I am working with 3 pandas dataframes
having the same column structures(number and type), only that the datasets are for different years.
I would like to plot the ECDF
for each of the dataframes, but everytime I do this, I do it individually (lack python skills). So also, one of the figures (2018) is scaled differently on x-axis
making it a bit difficult to compare.
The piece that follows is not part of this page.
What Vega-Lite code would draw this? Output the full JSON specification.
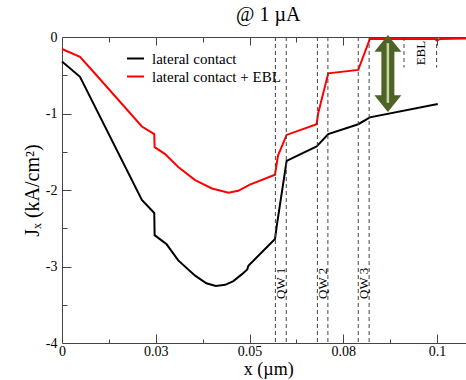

Here's how I do it.
import numpy as np
import pandas as pd
import matplotlib.pyplot as plt
from empiricaldist import Cdf
df1 = pd.read_csv('2016.csv')
df2 = pd.read_csv('2017.csv')
df3 = pd.read_csv('2018.csv')
#some info about the dfs
df1.columns.values
array(['id', 'trip_id', 'distance', 'duration', 'speed', 'foot', 'bike',
'car', 'bus', 'metro', 'mode'], dtype=object)
modal_class = df1['mode']
print(modal_class[:5])
0 bus
1 metro
2 bike
3 foot
4 car
def decorate_ecdf(title, x, y):
plt.xlabel(x)
plt.ylabel(y)
plt.title(title)
#plotting the ecdf for 2016 dataset
for name, group in df1.groupby('mode'):
Cdf.from_seq(group.speed).plot()
title, x, y = 'Speed distribution by travel mode (April 2016)','speed (m/s)', 'ECDF'
decorate_ecdf(title,x,y)
#plotting the ecdf for 2017 dataset
for name, group in df2.groupby('mode'):
Cdf.from_seq(group.speed).plot()
title, x, y = 'Speed distribution by travel mode (April 2017)','speed (m/s)', 'ECDF'
decorate_ecdf(title,x,y)
#plotting the ecdf for 2018 dataset
for name, group in df3.groupby('mode'):
Cdf.from_seq(group.speed).plot()
title, x, y = 'Speed distribution by travel mode (April 2018)','speed (m/s)', 'ECDF'
decorate_ecdf(title,x,y)
Output:
I am pretty sure this isn't the pythonist way of doing it, but a dirty way to get the work done. You can also see how the 2018 plot is scaled differently on the x-axis.
- Is there a way to enforce that all figures are scaled the same way?
- How do I re-write my code such that the figures are plotted by calling a function once?